There have been notable successes in Chilanga and Kafue District in recent years. More women and youths are participating in decision-making processes related to climate action and resource allocation. Local initiatives for sustainable agriculture and natural resource management have gained traction, benefiting both the environment and the community’s livelihoods.
Speaking during a town hall meeting in Lukolongo ward, Mrs Mary Dimba, a local women’s mobilisation coordinator, highlighted vital gender disparities regarding the criteria governing resource allocation of Constituency Development Funds (CDF).
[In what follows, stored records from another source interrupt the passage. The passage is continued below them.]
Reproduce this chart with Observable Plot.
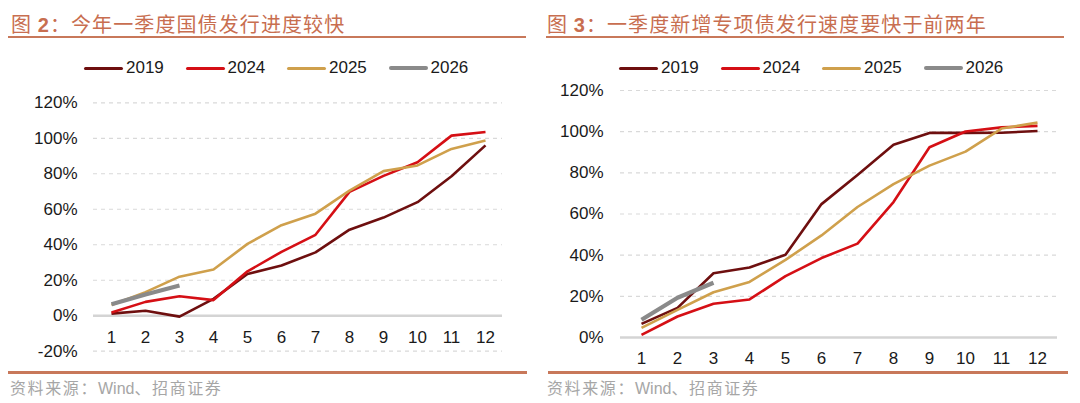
<!DOCTYPE html>
<html><head><meta charset="utf-8">
<script src="https://cdn.jsdelivr.net/npm/d3@7"></script>
<script src="https://cdn.jsdelivr.net/npm/@observablehq/plot@0.6"></script>
<style>
html,body{margin:0;padding:0;background:#fff;}
body{width:1080px;height:403px;overflow:hidden;position:relative;font-family:"Liberation Sans",Arial,sans-serif;}
.title{position:absolute;top:12px;font-family:"Noto Sans CJK SC",sans-serif;font-size:20px;letter-spacing:1.1px;color:#c86e50;line-height:24px;white-space:nowrap;}
.title b{font-family:"Liberation Sans",Arial,sans-serif;font-weight:bold;}
.rule{position:absolute;background:#c8785a;}
.leg{position:absolute;top:58px;height:20px;display:flex;align-items:center;font-size:17px;color:#1a1a1a;white-space:nowrap;}
.leg span.sw{display:inline-block;width:39px;margin-right:3px;border-radius:2px;}
.src{position:absolute;top:376px;font-family:"Noto Sans CJK SC",sans-serif;font-size:16px;letter-spacing:1.6px;color:#a6a6a6;line-height:22px;white-space:nowrap;}
.src i{font-style:normal;font-family:"Liberation Sans",Arial,sans-serif;letter-spacing:0;}
.plot{position:absolute;}
</style>
</head><body>
<script>
// ---- data ----
const months = [1,2,3,4,5,6,7,8,9,10,11,12];
const years = ["2019","2024","2025","2026"];
const colors = ["#6e0f0f","#d50f15","#cfa04c","#8a8a8a"];
const widths = [2.6,2.6,2.6,4.2];

// Fig 2: 国债发行进度 (%)
const gov2019 = [1.2, 2.8, -0.5, 9.5, 23.5, 28.3, 35.7, 48.5, 55.3, 64.0, 78.6, 96.0];
const gov2024 = [1.8, 7.8, 11.0, 8.8, 25.0, 36.0, 45.6, 69.8, 78.8, 86.5, 101.5, 103.5];
const gov2025 = [6.0, 13.3, 22.0, 26.0, 40.5, 51.0, 57.5, 70.5, 81.5, 84.7, 94.0, 98.8];
const gov2026 = [6.5, 12.0, 17.0];

// Fig 3: 新增专项债发行进度 (%)
const sp2019 = [6.6, 14.4, 31.2, 34.0, 40.2, 64.8, 78.9, 93.6, 99.4, 99.4, 99.5, 100.3];
const sp2024 = [1.3, 10.2, 16.4, 18.5, 29.8, 38.6, 45.6, 65.8, 92.4, 100.1, 102.1, 102.8];
const sp2025 = [4.7, 13.4, 22.0, 27.0, 37.7, 49.6, 63.4, 74.5, 83.5, 90.3, 101.5, 104.4];
const sp2026 = [8.6, 19.3, 26.6];

const ticksLeft = [-20, 0, 20, 40, 60, 80, 100, 120];
const ticksRight = [0, 20, 40, 60, 80, 100, 120];

const title2 = ["图 ", "2", "：今年一季度国债发行进度较快"];
const title3 = ["图 ", "3", "：一季度新增专项债发行速度要快于前两年"];
const sourceText = ["资料来源：", "Wind", "、招商证券"];

function rows(seriesList) {
  const out = [];
  seriesList.forEach((vals, k) => vals.forEach((v, i) => out.push({month: months[i], value: v, year: years[k]})));
  return out;
}

function chart(o) {
  const data = rows(o.series);
  const lineMarks = years.map((yr, k) =>
    Plot.line(data.filter(d => d.year === yr), {
      x: "month", y: "value", stroke: "year", strokeWidth: widths[k],
      strokeLinejoin: "round", strokeLinecap: "butt"
    }));
  return Plot.plot({
    width: o.width, height: o.height,
    marginTop: o.mt, marginBottom: o.mb, marginLeft: o.ml, marginRight: o.mr,
    style: {fontFamily: "'Liberation Sans', Arial, sans-serif", fontSize: "17px", color: "#1a1a1a", background: "transparent", overflow: "visible"},
    x: {type: "point", domain: months, padding: 0.5, axis: null},
    y: {domain: o.yDomain},
    color: {domain: years, range: colors},
    marks: [
      Plot.ruleY(o.ticks.filter(d => d !== 0), {stroke: "#d9d9d9", strokeWidth: 1.2, strokeDasharray: "4,4"}),
      Plot.ruleY([0], {stroke: "#d4d4d4", strokeWidth: 2.6}),
      Plot.axisY(o.ticks, {tickSize: 0, tickPadding: o.tp, tickFormat: d => d + "%", fontSize: 17, label: null, fill: "#1a1a1a"}),
      Plot.text(months, {x: d => d, y: () => 0, dy: o.xdy, text: d => String(d), fontSize: 17, fill: "#1a1a1a"}),
      ...lineMarks
    ]
  });
}

function place(node, left, top) {
  node.classList.add("plot");
  node.style.left = left + "px";
  node.style.top = top + "px";
  document.body.appendChild(node);
}

function addTitle(parts, left) {
  const d = document.createElement("div");
  d.className = "title";
  d.style.left = left + "px";
  d.append(parts[0]);
  const b = document.createElement("b"); b.textContent = parts[1]; d.append(b);
  d.append(parts[2]);
  document.body.appendChild(d);
}
function addRule(left, top, w, h) {
  const r = document.createElement("div");
  r.className = "rule";
  Object.assign(r.style, {left: left + "px", top: top + "px", width: w + "px", height: h + "px"});
  document.body.appendChild(r);
}
function addLegend(start) {
  years.forEach((yr, k) => {
    const d = document.createElement("div");
    d.className = "leg";
    d.style.left = (start + k * 101.5) + "px";
    const s = document.createElement("span");
    s.className = "sw";
    s.style.height = (k === 3 ? 4.5 : 3) + "px";
    s.style.background = colors[k];
    d.appendChild(s);
    d.append(yr);
    document.body.appendChild(d);
  });
}
function addSource(left) {
  const d = document.createElement("div");
  d.className = "src";
  d.style.left = left + "px";
  d.append(sourceText[0]);
  const i = document.createElement("i"); i.textContent = sourceText[1]; d.append(i);
  d.append(sourceText[2]);
  document.body.appendChild(d);
}

// Left panel
addTitle(title2, 11);
addRule(8, 36, 518, 2);
addLegend(84);
place(chart({series: [gov2019, gov2024, gov2025, gov2026], yDomain: [-20, 120], ticks: ticksLeft,
  width: 540, height: 285, mt: 22.3, mb: 14.3, ml: 93, mr: 38, tp: 16, xdy: 22}), 0, 80);
addRule(8, 371, 519, 3);
addSource(10);

// Right panel
addTitle(title3, 547);
addRule(546, 36, 518, 2);
addLegend(619);
place(chart({series: [sp2019, sp2024, sp2025, sp2026], yDomain: [0, 120], ticks: ticksRight,
  width: 540, height: 290, mt: 10, mb: 33, ml: 80, mr: 23, tp: 17, xdy: 21}), 540, 80);
addRule(548, 371, 520, 3);
addSource(547);
</script>
</body></html>
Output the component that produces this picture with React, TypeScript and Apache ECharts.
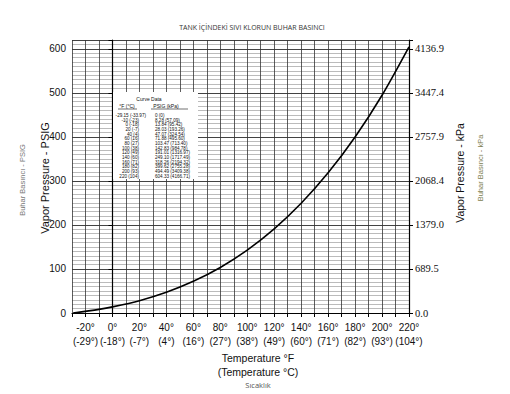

Through such platforms organised and facilitated by WLWF and HoRF, the women and youths are holding their duty holders accountable, and actively engaging with policymakers on adaptation strategies around climate finance.
Falecy Simwembela shares that she is happy because most of the women in her community have embarked on identifying lasting solutions that will enable them to improve agriculture activities and even support their children in school despite the impact of climate change.
Through these initiatives and locally led solutions, the women and youths of Lukolongo and Shimabala wards are now leading the charge in addressing complex issues like climate change, gender inequality, and social injustice. WLWF is making tangible progress toward a more equitable and sustainable future in Kafue and Chilanga districts by empowering communities to hold duty bearers accountable. Their approach is building capacity to co-create locally led grassroots efforts around advocacy and awareness to create a more inclusive world for all.